> _GOAL_
All the data below goes into the copy word for word, but the pictures don't.

> _SUPPLIED INFORMATION_
========================

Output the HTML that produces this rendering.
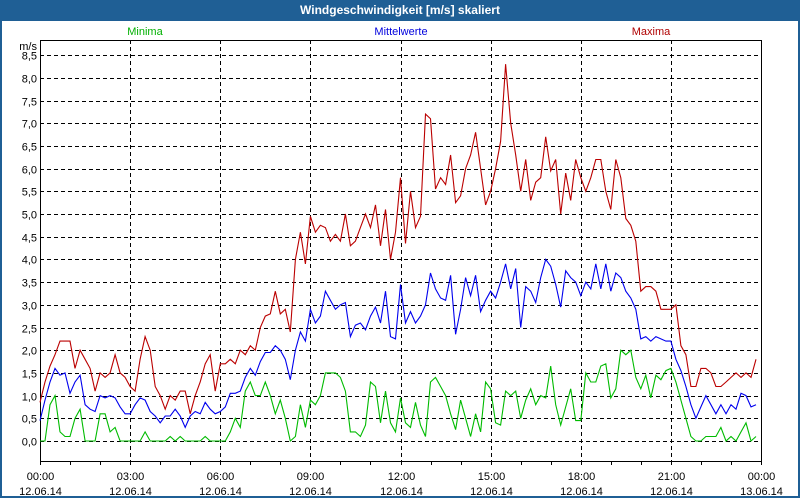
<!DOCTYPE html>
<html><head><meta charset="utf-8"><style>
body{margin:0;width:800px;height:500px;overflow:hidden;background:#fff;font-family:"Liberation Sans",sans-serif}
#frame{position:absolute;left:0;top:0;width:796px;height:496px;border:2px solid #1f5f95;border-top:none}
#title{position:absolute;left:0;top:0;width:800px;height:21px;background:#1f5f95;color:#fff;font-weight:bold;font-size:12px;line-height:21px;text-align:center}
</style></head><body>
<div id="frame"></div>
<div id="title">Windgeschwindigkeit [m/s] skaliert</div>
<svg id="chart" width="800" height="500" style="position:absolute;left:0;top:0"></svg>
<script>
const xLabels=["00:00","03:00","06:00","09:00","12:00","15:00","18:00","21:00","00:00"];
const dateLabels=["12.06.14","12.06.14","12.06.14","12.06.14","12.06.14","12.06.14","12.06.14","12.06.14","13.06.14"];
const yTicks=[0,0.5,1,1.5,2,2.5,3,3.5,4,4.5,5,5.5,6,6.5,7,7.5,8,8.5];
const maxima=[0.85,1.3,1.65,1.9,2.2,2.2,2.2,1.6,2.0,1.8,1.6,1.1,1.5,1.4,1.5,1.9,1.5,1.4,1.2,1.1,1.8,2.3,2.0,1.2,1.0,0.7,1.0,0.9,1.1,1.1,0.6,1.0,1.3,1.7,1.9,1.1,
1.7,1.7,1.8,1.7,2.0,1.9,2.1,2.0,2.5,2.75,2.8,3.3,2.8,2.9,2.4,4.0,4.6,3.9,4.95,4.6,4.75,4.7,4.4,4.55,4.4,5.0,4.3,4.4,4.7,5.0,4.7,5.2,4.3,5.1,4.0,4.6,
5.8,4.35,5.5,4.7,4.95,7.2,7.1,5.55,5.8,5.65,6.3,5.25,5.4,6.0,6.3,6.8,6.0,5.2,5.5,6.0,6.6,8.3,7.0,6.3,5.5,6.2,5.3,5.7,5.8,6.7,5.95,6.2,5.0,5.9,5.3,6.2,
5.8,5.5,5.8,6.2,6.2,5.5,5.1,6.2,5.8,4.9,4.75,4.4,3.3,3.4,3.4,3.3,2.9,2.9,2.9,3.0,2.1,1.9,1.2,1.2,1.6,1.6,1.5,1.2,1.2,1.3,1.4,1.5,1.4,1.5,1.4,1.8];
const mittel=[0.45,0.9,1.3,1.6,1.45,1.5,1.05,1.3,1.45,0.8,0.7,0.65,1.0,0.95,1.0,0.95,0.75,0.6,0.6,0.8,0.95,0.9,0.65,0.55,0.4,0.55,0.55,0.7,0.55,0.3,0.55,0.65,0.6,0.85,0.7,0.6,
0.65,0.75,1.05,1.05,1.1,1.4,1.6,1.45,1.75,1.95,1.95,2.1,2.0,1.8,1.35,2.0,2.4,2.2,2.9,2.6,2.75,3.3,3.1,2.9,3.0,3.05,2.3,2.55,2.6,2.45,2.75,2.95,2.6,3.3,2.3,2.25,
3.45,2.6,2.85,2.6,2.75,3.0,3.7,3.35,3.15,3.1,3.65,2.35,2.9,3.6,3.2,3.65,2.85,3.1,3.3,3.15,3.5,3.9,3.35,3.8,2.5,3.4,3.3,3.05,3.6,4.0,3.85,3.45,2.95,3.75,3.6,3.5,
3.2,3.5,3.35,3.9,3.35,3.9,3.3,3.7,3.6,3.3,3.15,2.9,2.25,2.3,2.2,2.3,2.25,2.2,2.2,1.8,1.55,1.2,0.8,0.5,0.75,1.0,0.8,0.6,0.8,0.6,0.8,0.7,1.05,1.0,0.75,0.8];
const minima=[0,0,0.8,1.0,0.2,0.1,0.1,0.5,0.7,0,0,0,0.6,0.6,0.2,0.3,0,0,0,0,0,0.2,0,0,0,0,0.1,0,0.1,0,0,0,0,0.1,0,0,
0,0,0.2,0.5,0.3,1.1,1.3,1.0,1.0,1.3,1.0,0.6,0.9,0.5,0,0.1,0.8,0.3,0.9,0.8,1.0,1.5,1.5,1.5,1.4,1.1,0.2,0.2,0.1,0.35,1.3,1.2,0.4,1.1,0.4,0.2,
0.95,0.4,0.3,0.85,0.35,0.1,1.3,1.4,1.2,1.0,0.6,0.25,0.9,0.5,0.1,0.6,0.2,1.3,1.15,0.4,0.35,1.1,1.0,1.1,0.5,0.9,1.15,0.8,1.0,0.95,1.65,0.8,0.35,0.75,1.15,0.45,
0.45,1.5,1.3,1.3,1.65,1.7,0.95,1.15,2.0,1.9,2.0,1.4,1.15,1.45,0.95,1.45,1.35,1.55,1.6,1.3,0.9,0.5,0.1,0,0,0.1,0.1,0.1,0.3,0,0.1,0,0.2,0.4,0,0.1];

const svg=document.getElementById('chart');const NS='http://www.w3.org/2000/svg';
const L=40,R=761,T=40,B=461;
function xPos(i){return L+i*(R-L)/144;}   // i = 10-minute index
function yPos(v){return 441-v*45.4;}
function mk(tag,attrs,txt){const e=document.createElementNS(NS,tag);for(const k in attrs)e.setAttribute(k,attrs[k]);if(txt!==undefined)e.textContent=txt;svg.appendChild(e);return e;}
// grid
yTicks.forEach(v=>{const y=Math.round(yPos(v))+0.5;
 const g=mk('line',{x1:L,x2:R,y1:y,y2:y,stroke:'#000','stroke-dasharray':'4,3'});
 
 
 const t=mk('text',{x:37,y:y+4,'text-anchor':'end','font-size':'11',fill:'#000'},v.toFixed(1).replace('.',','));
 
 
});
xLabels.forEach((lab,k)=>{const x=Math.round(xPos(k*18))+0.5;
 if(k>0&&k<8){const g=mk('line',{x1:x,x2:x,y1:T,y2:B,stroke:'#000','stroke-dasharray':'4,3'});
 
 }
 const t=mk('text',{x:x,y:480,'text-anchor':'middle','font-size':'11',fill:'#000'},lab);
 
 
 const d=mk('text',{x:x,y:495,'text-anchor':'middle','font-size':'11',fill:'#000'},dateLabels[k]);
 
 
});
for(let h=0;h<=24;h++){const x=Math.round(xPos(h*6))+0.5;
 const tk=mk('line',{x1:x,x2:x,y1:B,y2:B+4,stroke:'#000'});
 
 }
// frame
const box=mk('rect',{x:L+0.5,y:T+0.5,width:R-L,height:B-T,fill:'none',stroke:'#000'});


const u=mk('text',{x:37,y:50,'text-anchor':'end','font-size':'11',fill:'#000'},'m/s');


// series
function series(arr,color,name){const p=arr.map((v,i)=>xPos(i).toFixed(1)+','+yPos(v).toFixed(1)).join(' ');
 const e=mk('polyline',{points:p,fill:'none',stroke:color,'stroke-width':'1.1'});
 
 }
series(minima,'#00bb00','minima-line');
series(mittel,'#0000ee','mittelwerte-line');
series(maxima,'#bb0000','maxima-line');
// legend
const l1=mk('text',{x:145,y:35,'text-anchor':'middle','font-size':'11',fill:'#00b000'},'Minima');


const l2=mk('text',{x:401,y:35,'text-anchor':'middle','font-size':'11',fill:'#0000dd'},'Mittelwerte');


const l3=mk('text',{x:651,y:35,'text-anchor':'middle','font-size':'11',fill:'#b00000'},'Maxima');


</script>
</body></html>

========================

> _WRITTEN RESPONSE_
Output the HTML that produces this rendering.
<!DOCTYPE html>
<html><head><meta charset="utf-8"><style>
body{margin:0;width:800px;height:500px;overflow:hidden;background:#fff;font-family:"Liberation Sans",sans-serif}
#frame{position:absolute;left:0;top:0;width:796px;height:496px;border:2px solid #1f5f95;border-top:none}
#title{position:absolute;left:0;top:0;width:800px;height:21px;background:#1f5f95;color:#fff;font-weight:bold;font-size:12px;line-height:21px;text-align:center}
</style></head><body>
<div id="frame"></div>
<div id="title">Windgeschwindigkeit [m/s] skaliert</div>
<svg id="chart" width="800" height="500" style="position:absolute;left:0;top:0"></svg>
<script>
const xLabels=["00:00","03:00","06:00","09:00","12:00","15:00","18:00","21:00","00:00"];
const dateLabels=["12.06.14","12.06.14","12.06.14","12.06.14","12.06.14","12.06.14","12.06.14","12.06.14","13.06.14"];
const yTicks=[0,0.5,1,1.5,2,2.5,3,3.5,4,4.5,5,5.5,6,6.5,7,7.5,8,8.5];
const maxima=[0.85,1.3,1.65,1.9,2.2,2.2,2.2,1.6,2.0,1.8,1.6,1.1,1.5,1.4,1.5,1.9,1.5,1.4,1.2,1.1,1.8,2.3,2.0,1.2,1.0,0.7,1.0,0.9,1.1,1.1,0.6,1.0,1.3,1.7,1.9,1.1,
1.7,1.7,1.8,1.7,2.0,1.9,2.1,2.0,2.5,2.75,2.8,3.3,2.8,2.9,2.4,4.0,4.6,3.9,4.95,4.6,4.75,4.7,4.4,4.55,4.4,5.0,4.3,4.4,4.7,5.0,4.7,5.2,4.3,5.1,4.0,4.6,
5.8,4.35,5.5,4.7,4.95,7.2,7.1,5.55,5.8,5.65,6.3,5.25,5.4,6.0,6.3,6.8,6.0,5.2,5.5,6.0,6.6,8.3,7.0,6.3,5.5,6.2,5.3,5.7,5.8,6.7,5.95,6.2,5.0,5.9,5.3,6.2,
5.8,5.5,5.8,6.2,6.2,5.5,5.1,6.2,5.8,4.9,4.75,4.4,3.3,3.4,3.4,3.3,2.9,2.9,2.9,3.0,2.1,1.9,1.2,1.2,1.6,1.6,1.5,1.2,1.2,1.3,1.4,1.5,1.4,1.5,1.4,1.8];
const mittel=[0.45,0.9,1.3,1.6,1.45,1.5,1.05,1.3,1.45,0.8,0.7,0.65,1.0,0.95,1.0,0.95,0.75,0.6,0.6,0.8,0.95,0.9,0.65,0.55,0.4,0.55,0.55,0.7,0.55,0.3,0.55,0.65,0.6,0.85,0.7,0.6,
0.65,0.75,1.05,1.05,1.1,1.4,1.6,1.45,1.75,1.95,1.95,2.1,2.0,1.8,1.35,2.0,2.4,2.2,2.9,2.6,2.75,3.3,3.1,2.9,3.0,3.05,2.3,2.55,2.6,2.45,2.75,2.95,2.6,3.3,2.3,2.25,
3.45,2.6,2.85,2.6,2.75,3.0,3.7,3.35,3.15,3.1,3.65,2.35,2.9,3.6,3.2,3.65,2.85,3.1,3.3,3.15,3.5,3.9,3.35,3.8,2.5,3.4,3.3,3.05,3.6,4.0,3.85,3.45,2.95,3.75,3.6,3.5,
3.2,3.5,3.35,3.9,3.35,3.9,3.3,3.7,3.6,3.3,3.15,2.9,2.25,2.3,2.2,2.3,2.25,2.2,2.2,1.8,1.55,1.2,0.8,0.5,0.75,1.0,0.8,0.6,0.8,0.6,0.8,0.7,1.05,1.0,0.75,0.8];
const minima=[0,0,0.8,1.0,0.2,0.1,0.1,0.5,0.7,0,0,0,0.6,0.6,0.2,0.3,0,0,0,0,0,0.2,0,0,0,0,0.1,0,0.1,0,0,0,0,0.1,0,0,
0,0,0.2,0.5,0.3,1.1,1.3,1.0,1.0,1.3,1.0,0.6,0.9,0.5,0,0.1,0.8,0.3,0.9,0.8,1.0,1.5,1.5,1.5,1.4,1.1,0.2,0.2,0.1,0.35,1.3,1.2,0.4,1.1,0.4,0.2,
0.95,0.4,0.3,0.85,0.35,0.1,1.3,1.4,1.2,1.0,0.6,0.25,0.9,0.5,0.1,0.6,0.2,1.3,1.15,0.4,0.35,1.1,1.0,1.1,0.5,0.9,1.15,0.8,1.0,0.95,1.65,0.8,0.35,0.75,1.15,0.45,
0.45,1.5,1.3,1.3,1.65,1.7,0.95,1.15,2.0,1.9,2.0,1.4,1.15,1.45,0.95,1.45,1.35,1.55,1.6,1.3,0.9,0.5,0.1,0,0,0.1,0.1,0.1,0.3,0,0.1,0,0.2,0.4,0,0.1];

const svg=document.getElementById('chart');const NS='http://www.w3.org/2000/svg';
const L=40,R=761,T=40,B=461;
function xPos(i){return L+i*(R-L)/144;}   // i = 10-minute index
function yPos(v){return 441-v*45.4;}
function mk(tag,attrs,txt){const e=document.createElementNS(NS,tag);for(const k in attrs)e.setAttribute(k,attrs[k]);if(txt!==undefined)e.textContent=txt;svg.appendChild(e);return e;}
// grid
yTicks.forEach(v=>{const y=Math.round(yPos(v))+0.5;
 const g=mk('line',{x1:L,x2:R,y1:y,y2:y,stroke:'#000','stroke-dasharray':'4,3'});
 
 
 const t=mk('text',{x:37,y:y+4,'text-anchor':'end','font-size':'11',fill:'#000'},v.toFixed(1).replace('.',','));
 
 
});
xLabels.forEach((lab,k)=>{const x=Math.round(xPos(k*18))+0.5;
 if(k>0&&k<8){const g=mk('line',{x1:x,x2:x,y1:T,y2:B,stroke:'#000','stroke-dasharray':'4,3'});
 
 }
 const t=mk('text',{x:x,y:480,'text-anchor':'middle','font-size':'11',fill:'#000'},lab);
 
 
 const d=mk('text',{x:x,y:495,'text-anchor':'middle','font-size':'11',fill:'#000'},dateLabels[k]);
 
 
});
for(let h=0;h<=24;h++){const x=Math.round(xPos(h*6))+0.5;
 const tk=mk('line',{x1:x,x2:x,y1:B,y2:B+4,stroke:'#000'});
 
 }
// frame
const box=mk('rect',{x:L+0.5,y:T+0.5,width:R-L,height:B-T,fill:'none',stroke:'#000'});


const u=mk('text',{x:37,y:50,'text-anchor':'end','font-size':'11',fill:'#000'},'m/s');


// series
function series(arr,color,name){const p=arr.map((v,i)=>xPos(i).toFixed(1)+','+yPos(v).toFixed(1)).join(' ');
 const e=mk('polyline',{points:p,fill:'none',stroke:color,'stroke-width':'1.1'});
 
 }
series(minima,'#00bb00','minima-line');
series(mittel,'#0000ee','mittelwerte-line');
series(maxima,'#bb0000','maxima-line');
// legend
const l1=mk('text',{x:145,y:35,'text-anchor':'middle','font-size':'11',fill:'#00b000'},'Minima');


const l2=mk('text',{x:401,y:35,'text-anchor':'middle','font-size':'11',fill:'#0000dd'},'Mittelwerte');


const l3=mk('text',{x:651,y:35,'text-anchor':'middle','font-size':'11',fill:'#b00000'},'Maxima');


</script>
</body></html>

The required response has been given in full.